## What you are asked to do:
Copy exactly, and only, the lines between the start of the entries below and the line containing "const proOrder = [4, 3, 0, 2, 1];", both inclusive. Omit pictures.

## Records for processing:

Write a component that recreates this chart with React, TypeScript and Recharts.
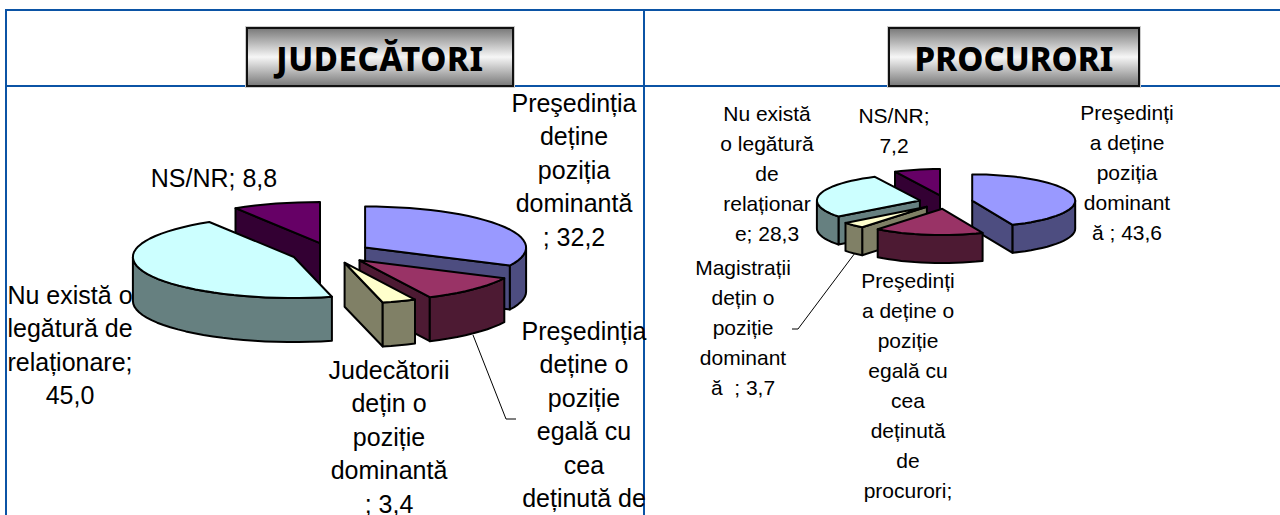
import { PieChart, Pie } from "recharts";

const judCategories = ["Preşedinția deține poziția dominantă", "Preşedinția deține o poziție egală", "Judecătorii dețin o poziție dominantă", "Nu există o legătură de relaționare", "NS/NR"];
const judValues = [32.2, 10.6, 3.4, 45.0, 8.8];
const proCategories = ["Preşedinția deține poziția dominantă", "Preşedinția deține o poziție egală", "Magistrații dețin o poziție dominantă", "Nu există o legătură de relaționare", "NS/NR"];
const proValues = [43.6, 17.2, 3.7, 28.3, 7.2];

const topColors = ["#9999FF", "#993366", "#FFFFCC", "#CCFFFF", "#660066"];
const sideColors = ["#4D4D80", "#4D1A33", "#808066", "#668080", "#330033"];

// paint order, back to front
const judOrder = [4, 0, 3, 1, 2];
const proOrder = [4, 3, 0, 2, 1];

const judLabels = [
  { x: 574, y: 112, lines: ["Preşedinția", "deține", "poziția", "dominantă", "; 32,2"] },
  { x: 214, y: 187, lines: ["NS/NR; 8,8"] },
  { x: 70, y: 304, lines: ["Nu există o", "legătură de", "relaționare;", "45,0"] },
  { x: 389, y: 379, lines: ["Judecătorii", "dețin o", "poziție", "dominantă", "; 3,4"] },
  { x: 584, y: 340, lines: ["Preşedinția", "deține o", "poziție", "egală cu", "cea", "deținută de"] },
];
const proLabels = [
  { x: 1127, y: 120, lines: ["Preşedinți", "a deține", "poziția", "dominant", "ă ; 43,6"] },
  { x: 894, y: 123, lines: ["NS/NR;", "7,2"] },
  { x: 767, y: 121, lines: ["Nu există", "o legătură", "de", "relaționar", "e; 28,3"] },
  { x: 743, y: 275, lines: ["Magistrații", "dețin o", "poziție", "dominant", "ă  ; 3,7"] },
  { x: 908, y: 288, lines: ["Preşedinți", "a deține o", "poziție", "egală cu", "cea", "deținută", "de", "procurori;"] },
];

const TILT = 0.255;
const BLUE = "#0B53A5";

const toRows = (names: string[], values: number[]) =>
  names.map((name, i) => ({ name, value: values[i], fill: topColors[i], side: sideColors[i] }));

function rimPoints(cx: number, cy: number, r: number, from: number, to: number) {
  const pts: [number, number][] = [];
  const n = Math.max(2, Math.ceil(Math.abs(to - from) / 4));
  for (let i = 0; i <= n; i++) {
    const a = ((from + ((to - from) * i) / n) * Math.PI) / 180;
    pts.push([cx + r * Math.sin(a), cy - r * TILT * Math.cos(a)]);
  }
  return pts;
}

const toPath = (pts: [number, number][]) => "M" + pts.map((p) => p[0].toFixed(1) + "," + p[1].toFixed(1)).join("L") + "Z";

function Slice3D({ p, depth, explode }: any) {
  // recharts angles run counter-clockwise from 3 o'clock, here clockwise from 12
  const a = 90 - p.startAngle;
  const b = 90 - p.endAngle;
  const mid = (((a + b) / 2) * Math.PI) / 180;
  const r = p.outerRadius;
  const x = p.cx + explode * r * Math.sin(mid);
  const y = p.cy - explode * r * TILT * Math.cos(mid);
  const side = p.payload?.side ?? p.side;
  const fill = p.payload?.fill ?? p.fill;
  const common = { stroke: "#000", strokeWidth: 2, strokeLinejoin: "round" as const };

  const walls: [number, number][][] = [];
  const radial = (ang: number) => {
    const [e] = rimPoints(x, y, r, ang, ang);
    walls.push([[x, y], e, [e[0], e[1] + depth], [x, y + depth]]);
  };
  if (Math.sin((a * Math.PI) / 180) < -0.001) radial(a);
  if (Math.sin((b * Math.PI) / 180) > 0.001) radial(b);
  const from = Math.max(a, 90);
  const to = Math.min(b, 270);
  if (to > from) {
    const rim = rimPoints(x, y, r, from, to);
    walls.push([...rim, ...rim.slice().reverse().map((q) => [q[0], q[1] + depth] as [number, number])]);
  }
  return (
    <g>
      {walls.map((w, i) => <path key={i} d={toPath(w)} fill={side} {...common} />)}
      <path d={toPath([[x, y], ...rimPoints(x, y, r, a, b)])} fill={fill} {...common} />
    </g>
  );
}

function PieLayers({ rows, order, cx, cy, radius, depth, explode }: any) {
  return order.map((idx: number) => (
    <Pie
      key={idx}
      data={rows}
      dataKey="value"
      nameKey="name"
      cx={cx}
      cy={cy}
      outerRadius={radius}
      startAngle={90}
      endAngle={-270}
      isAnimationActive={false}
      legendType="none"
      shape={(p: any) => ((p.payload?.name ?? p.name) === rows[idx].name ? <Slice3D p={p} depth={depth} explode={explode} /> : <g />)}
    />
  ));
}

function TextBlock({ label, size, lead }: any) {
  return (
    <text x={label.x} y={label.y} textAnchor="middle" fontFamily="Liberation Sans" fontSize={size} fill="#000" xmlSpace="preserve">
      {label.lines.map((l: string, i: number) => (
        <tspan key={i} x={label.x} y={label.y + i * lead}>{l}</tspan>
      ))}
    </text>
  );
}

function TitleBox({ left, width, text, spacing }: any) {
  return (
    <div style={{
      position: "absolute", left, top: 27, width, height: 60, boxSizing: "border-box",
      border: "2px solid #111", outline: "1px solid #ccc",
      background: "linear-gradient(#7c7c7c, #f6f6f6 50%, #7c7c7c)",
      textAlign: "center", fontFamily: "Noto Sans", fontWeight: 800, fontSize: 33, letterSpacing: spacing, lineHeight: "60px", color: "#000",
    }}>{text}</div>
  );
}

export default function App() {
  const line = (style: any) => <div style={{ position: "absolute", background: BLUE, ...style }} />;
  return (
    <div style={{ position: "fixed", left: 0, top: 0, width: 1280, height: 515, overflow: "hidden", background: "#fff" }}>
      {line({ left: 5, top: 9, width: 1275, height: 2 })}
      {line({ left: 5, top: 85, width: 1275, height: 2 })}
      {line({ left: 5, top: 9, width: 2, height: 506 })}
      {line({ left: 643, top: 9, width: 2, height: 506 })}
      <TitleBox left={246} width={268} text="JUDECĂTORI" spacing={0.6} />
      <TitleBox left={888} width={252} text="PROCURORI" spacing={0} />
      <div style={{ position: "absolute", left: 0, top: 0 }}>
        <PieChart width={1280} height={515} margin={{ top: 0, right: 0, bottom: 0, left: 0 }}>
          {PieLayers({ rows: toRows(judCategories, judValues), order: judOrder, cx: 331, cy: 253, radius: 161, depth: 44, explode: 0.25 })}
          {PieLayers({ rows: toRows(proCategories, proValues), order: proOrder, cx: 946, cy: 202, radius: 103, depth: 28, explode: 0.26 })}
        </PieChart>
      </div>
      <svg width={1280} height={515} style={{ position: "absolute", left: 0, top: 0 }}>
        <polyline points="473,335 506,419 516,419" fill="none" stroke="#000" strokeWidth={1} />
        <polyline points="855,253 798,329 792,329" fill="none" stroke="#000" strokeWidth={1} />
        {judLabels.map((l, i) => <TextBlock key={i} label={l} size={25} lead={33.4} />)}
        {proLabels.map((l, i) => <TextBlock key={i} label={l} size={21} lead={30} />)}
      </svg>
    </div>
  );
}
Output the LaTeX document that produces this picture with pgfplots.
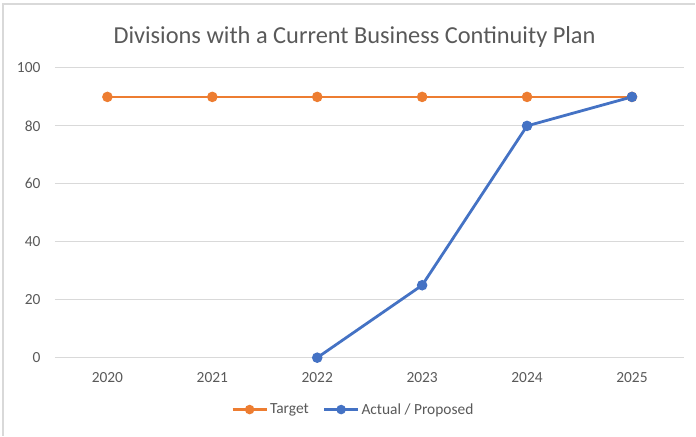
\documentclass[border=0pt]{standalone}
\usepackage{fontspec}
\setmainfont{Carlito}
\usepackage{pgfplots}
\pgfplotsset{compat=1.18}
\definecolor{xlorange}{HTML}{ED7D31}
\definecolor{xlblue}{HTML}{4472C4}
\definecolor{xlgrid}{HTML}{D9D9D9}
\definecolor{xltext}{HTML}{595959}

\begin{document}
\begin{tikzpicture}[x=1bp,y=1bp]
  \path (0,0) rectangle (696,436);
  \draw[xlgrid, line width=1.2bp] (3,0) -- (3,432) -- (696,432);
  \begin{axis}[
    at={(55bp,78bp)}, anchor=south west,
    scale only axis, width=630bp, height=290bp,
    xmin=-0.5, xmax=5.5, ymin=0, ymax=100,
    xtick={0,1,2,3,4,5},
    xticklabels={2020,2021,2022,2023,2024,2025},
    ytick={0,20,40,60,80,100},
    ymajorgrids, grid style={xlgrid, line width=1bp},
    axis line style={draw=none},
    major tick length=0pt,
    tick label style={font=\fontsize{15.5}{18}\selectfont, text=xltext},
    xticklabel style={yshift=-11bp},
    yticklabel style={xshift=-11bp},
    /pgf/number format/assume math mode=true,
    title={Divisions with a Current Business Continuity Plan},
    title style={at={(rel axis cs:0.476,1)}, anchor=center, yshift=25bp,
      font=\fontsize{24.5}{28}\selectfont, text=xltext},
    legend columns=2,
    legend style={at={(0.474,-0.179)}, anchor=center, draw=none,
      font=\fontsize{15.5}{18}\selectfont, text=xltext,
      /tikz/every even column/.append style={column sep=12bp}},
    legend image code/.code={
      \draw[#1, mark=none] (0bp,0bp) -- (34bp,0bp);
      \fill[#1] (17bp,0bp) circle (3.3bp);},
    clip=false,
  ]
  \addplot[xlorange, line width=2.8bp, mark=*, mark size=3.8bp,
    mark options={fill=xlorange, draw=xlorange}]
    coordinates {(0,90) (1,90) (2,90) (3,90) (4,90) (5,90)};
  \addlegendentry{Target}
  \addplot[xlblue, line width=2.8bp, mark=*, mark size=3.8bp,
    mark options={fill=xlblue, draw=xlblue}]
    coordinates {(2,0) (3,25) (4,80) (5,90)};
  \addlegendentry{Actual / Proposed}
  \end{axis}
\end{tikzpicture}
\end{document}
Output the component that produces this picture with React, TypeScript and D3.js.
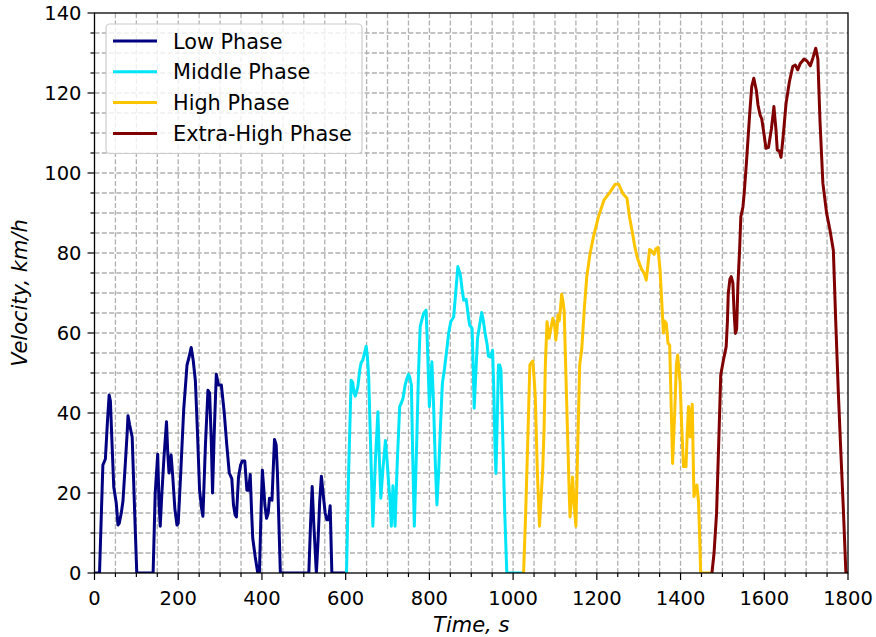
import * as d3 from "d3";

// WLTC-style drive cycle: [time s, velocity km/h]
const lowPhase: [number, number][] = [
  [0, 0], [12, 0], [20, 27], [26, 28.5], [31, 38], [35, 44.5], [38, 43], [42, 32], [46, 21.5],
  [52, 17.5], [56, 12], [59, 12.4], [64, 15], [68, 18], [74, 28], [78, 35], [80, 39.3], [84, 37],
  [90, 34], [96, 15], [101, 0], [140, 0], [145, 20], [151, 29.7], [154, 18], [157, 11.7], [161, 20],
  [166, 29], [172, 37.8], [175, 30], [178, 25], [183, 29.5], [187, 24], [192, 16], [197, 12],
  [200, 12.4], [206, 25], [213, 40.7], [221, 52], [226, 54], [231, 56.4], [236, 53], [241, 48],
  [246, 35], [251, 20.7], [256, 16], [259, 14.2], [265, 32], [271, 45.7], [275, 45], [279, 33],
  [282, 20], [286, 35], [291, 49.7], [296, 47], [303, 47], [310, 40], [316, 32], [322, 25],
  [328, 23.6], [332, 17], [336, 14.5], [339, 14], [344, 24], [349, 27], [353, 28], [359, 28],
  [364, 20.7], [368, 20.7], [372, 24.6], [375, 16], [378, 8.7], [384, 4], [390, 0], [394, 0],
  [398, 16], [401, 25.7], [404, 21.6], [407, 17], [411, 13.7], [415, 15], [418, 18.7], [424, 18.2],
  [427, 26], [430, 33.4], [434, 32], [437, 25], [444, 0], [512, 0], [516, 12], [520, 21.6],
  [524, 12], [530, 0], [534, 8], [538, 18], [542, 24.2], [547, 19], [551, 15], [555, 13.3],
  [559, 13.3], [563, 16.8], [567, 0], [600, 0],
];

const middlePhase: [number, number][] = [
  [600, 0], [602, 0], [607, 25], [613, 48.2], [617, 47.6], [620, 45], [623, 44.2], [629, 46.5],
  [634, 51], [637, 52.6], [641, 53.2], [645, 55], [649, 56.7], [652, 54], [655, 49], [660, 30],
  [665, 11.7], [671, 28], [677, 40.3], [680, 30], [684, 18.7], [689, 26], [695, 33.1], [699, 28],
  [703, 22], [706, 18], [709, 11.7], [713, 21.8], [716, 16], [718, 11.7], [723, 27], [729, 41.6],
  [733, 42.5], [737, 43.7], [742, 47], [746, 48.5], [750, 49.7], [753, 49], [757, 47], [760, 30],
  [764, 11.7], [769, 30], [774, 50], [778, 61.6], [786, 64.9], [792, 65.7], [795, 58], [798, 48],
  [800, 41.6], [803, 48], [806, 52.8], [810, 42], [814, 28], [818, 17], [822, 25], [827, 38],
  [831, 47.4], [836, 51], [842, 56.2], [846, 60], [851, 62.8], [858, 64], [862, 69], [868, 76.6],
  [874, 74.5], [878, 71], [882, 68.2], [888, 68.4], [892, 65], [896, 62], [902, 61.2], [905, 50],
  [907, 41.2], [911, 50], [915, 58.7], [920, 62], [925, 65.1], [929, 63], [933, 60], [938, 57],
  [941, 54.2], [946, 54], [951, 55.7], [954, 45], [957, 30], [959, 24.9], [962, 38], [965, 52],
  [968, 52], [971, 50.7], [975, 35], [980, 15], [985, 0], [1025, 0],
];

const highPhase: [number, number][] = [
  [1025, 0], [1030, 15], [1035, 33], [1040, 52], [1047, 53], [1050, 49], [1053, 44], [1058, 25],
  [1063, 11.7], [1067, 19], [1071, 26.6], [1074, 36], [1077, 52], [1081, 62.8], [1086, 58.7],
  [1090, 61], [1095, 63.7], [1099, 62], [1102, 58.2], [1105, 61], [1107, 64.5], [1110, 63],
  [1113, 66], [1116, 69.7], [1119, 68], [1122, 65.4], [1126, 50], [1130, 35], [1134, 20],
  [1136, 14], [1140, 20], [1142, 24], [1146, 17], [1150, 11.7], [1154, 30], [1159, 52], [1164, 56],
  [1170, 66], [1176, 74.1], [1184, 80], [1192, 84.1], [1204, 89.1], [1217, 93.2], [1232, 95.3],
  [1244, 97.2], [1252, 97.2], [1262, 94.9], [1272, 93.7], [1278, 89], [1284, 85.7], [1290, 82],
  [1297, 78.7], [1307, 75.9], [1313, 75], [1318, 73.2], [1322, 77], [1326, 80.9], [1331, 80.5],
  [1337, 79.7], [1341, 81], [1346, 81.4], [1351, 75.7], [1355, 68], [1359, 60], [1362, 63],
  [1366, 62.4], [1370, 57.4], [1374, 57], [1378, 40], [1381, 27.4], [1386, 40], [1390, 52],
  [1393, 54.5], [1396, 51], [1399, 47.4], [1403, 36], [1407, 26.6], [1413, 26.6], [1416, 35],
  [1419, 41.6], [1423, 34], [1426, 40], [1428, 42.2], [1430, 30], [1432, 19.1], [1436, 21],
  [1439, 22], [1443, 17.8], [1446, 8], [1448, 0], [1475, 0],
];

const extraHighPhase: [number, number][] = [
  [1475, 0], [1480, 5], [1486, 14.9], [1491, 32], [1496, 49.5], [1502, 53], [1509, 56.6],
  [1512, 63], [1514, 69.9], [1518, 73.5], [1521, 74.1], [1525, 72.5], [1528, 65], [1531, 59.9],
  [1534, 61], [1537, 72], [1541, 80.7], [1544, 89.1], [1549, 91.5], [1552, 94.9], [1557, 102],
  [1562, 109.9], [1566, 116], [1570, 121.6], [1575, 123.7], [1581, 120.7], [1585, 117],
  [1590, 114.5], [1594, 113.5], [1599, 110], [1604, 106.2], [1610, 106.4], [1617, 111],
  [1623, 116.6], [1628, 110.7], [1631, 105.7], [1636, 105.5], [1640, 103.9], [1645, 109],
  [1652, 117.4], [1660, 122.8], [1668, 126.6], [1674, 127], [1680, 125.8], [1686, 127.4],
  [1695, 128.5], [1702, 128], [1710, 126.8], [1716, 128.7], [1723, 131.2], [1728, 128.5],
  [1733, 113.2], [1740, 97.4], [1749, 89.9], [1757, 85.7], [1765, 80.7], [1771, 62], [1777, 44.9],
  [1783, 30], [1789, 15.7], [1795, 0], [1800, 0],
];

const phaseNames = ["Low Phase", "Middle Phase", "High Phase", "Extra-High Phase"];
const phaseColors = ["#000080", "#00e5f8", "#ffc400", "#800000"];
const phases = [lowPhase, middlePhase, highPhase, extraHighPhase];

const xMajorTicks = [0, 200, 400, 600, 800, 1000, 1200, 1400, 1600, 1800];
const yMajorTicks = [0, 20, 40, 60, 80, 100, 120, 140];

const W = 876;
const H = 637;
const margin = { top: 13, right: 28, bottom: 64, left: 94.5 };
const font = "DejaVu Sans, sans-serif";

export default function App() {
  const x = d3.scaleLinear().domain([0, 1800]).range([margin.left, W - margin.right]);
  const y = d3.scaleLinear().domain([0, 140]).range([H - margin.bottom, margin.top]);
  const x0 = x.range()[0];
  const x1 = x.range()[1];
  const y0 = y.range()[0];
  const y1 = y.range()[1];

  const line = d3
    .line<[number, number]>()
    .x((d) => x(d[0]))
    .y((d) => y(d[1]));

  // minor grid every 50 s / 5 km/h, major ones fall on the same lines
  const xGrid = d3.range(50, 1800, 50);
  const yGrid = d3.range(5, 140, 5);
  const xMinor = d3.range(0, 1801, 50).filter((v) => v % 200 !== 0);
  const yMinor = d3.range(0, 141, 5).filter((v) => v % 20 !== 0);

  return (
    <svg width={W} height={H} style={{ position: "absolute", left: 0, top: 0 }} fontFamily={font}>
      <rect width={W} height={H} fill="#fff" />
      <defs>
        <clipPath id="plot-clip">
          <rect x={x0} y={y1} width={x1 - x0} height={y0 - y1} />
        </clipPath>
      </defs>

      {/* grid */}
      <g stroke="#b0b0b0" strokeWidth={1.3} strokeDasharray="5,2.3">
        {xGrid.map((v) => (
          <line key={"gx" + v} x1={x(v)} x2={x(v)} y1={y0} y2={y1} />
        ))}
        {yGrid.map((v) => (
          <line key={"gy" + v} x1={x0} x2={x1} y1={y(v)} y2={y(v)} />
        ))}
      </g>

      {/* data */}
      <g clipPath="url(#plot-clip)" fill="none" strokeWidth={3} strokeLinejoin="round" strokeLinecap="butt">
        {phases.map((p, i) => (
          <path key={i} d={line(p) ?? ""} stroke={phaseColors[i]} />
        ))}
      </g>

      {/* spines */}
      <rect x={x0} y={y1} width={x1 - x0} height={y0 - y1} fill="none" stroke="#000" strokeWidth={1.3} />

      {/* ticks */}
      <g stroke="#000" strokeWidth={1.2}>
        {xMajorTicks.map((v) => (
          <line key={"xt" + v} x1={x(v)} x2={x(v)} y1={y0} y2={y0 + 7} />
        ))}
        {xMinor.map((v) => (
          <line key={"xm" + v} x1={x(v)} x2={x(v)} y1={y0} y2={y0 + 4} />
        ))}
        {yMajorTicks.map((v) => (
          <line key={"yt" + v} x1={x0} x2={x0 - 7} y1={y(v)} y2={y(v)} />
        ))}
        {yMinor.map((v) => (
          <line key={"ym" + v} x1={x0} x2={x0 - 4} y1={y(v)} y2={y(v)} />
        ))}
      </g>
      <g fontSize={19.5} fill="#000">
        {xMajorTicks.map((v) => (
          <text key={"xl" + v} x={x(v)} y={y0 + 32} textAnchor="middle">
            {v}
          </text>
        ))}
        {yMajorTicks.map((v) => (
          <text key={"yl" + v} x={x0 - 13} y={y(v) + 7} textAnchor="end">
            {v}
          </text>
        ))}
      </g>

      {/* axis labels */}
      <text x={(x0 + x1) / 2} y={632} textAnchor="middle" fontSize={21} fontStyle="italic">
        Time, s
      </text>
      <text
        transform={`translate(27,${(y0 + y1) / 2}) rotate(-90)`}
        textAnchor="middle"
        fontSize={21}
        fontStyle="italic"
      >
        Velocity, km/h
      </text>

      {/* legend */}
      <g>
        <rect x={106} y={24} width={256} height={129.5} rx={4} fill="#fff" fillOpacity={0.8} stroke="#cccccc" strokeWidth={1.2} />
        {phaseNames.map((name, i) => (
          <g key={name} transform={`translate(0,${41 + i * 30.8})`}>
            <line x1={113} x2={157} y1={0} y2={0} stroke={phaseColors[i]} strokeWidth={3} />
            <text x={173} y={7.5} fontSize={20.8}>
              {name}
            </text>
          </g>
        ))}
      </g>
    </svg>
  );
}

## Output of the task:
Write a component that recreates this chart with React, TypeScript and Recharts.
import { PieChart, Pie } from "recharts";

const judCategories = ["Preşedinția deține poziția dominantă", "Preşedinția deține o poziție egală", "Judecătorii dețin o poziție dominantă", "Nu există o legătură de relaționare", "NS/NR"];
const judValues = [32.2, 10.6, 3.4, 45.0, 8.8];
const proCategories = ["Preşedinția deține poziția dominantă", "Preşedinția deține o poziție egală", "Magistrații dețin o poziție dominantă", "Nu există o legătură de relaționare", "NS/NR"];
const proValues = [43.6, 17.2, 3.7, 28.3, 7.2];

const topColors = ["#9999FF", "#993366", "#FFFFCC", "#CCFFFF", "#660066"];
const sideColors = ["#4D4D80", "#4D1A33", "#808066", "#668080", "#330033"];

// paint order, back to front
const judOrder = [4, 0, 3, 1, 2];
const proOrder = [4, 3, 0, 2, 1];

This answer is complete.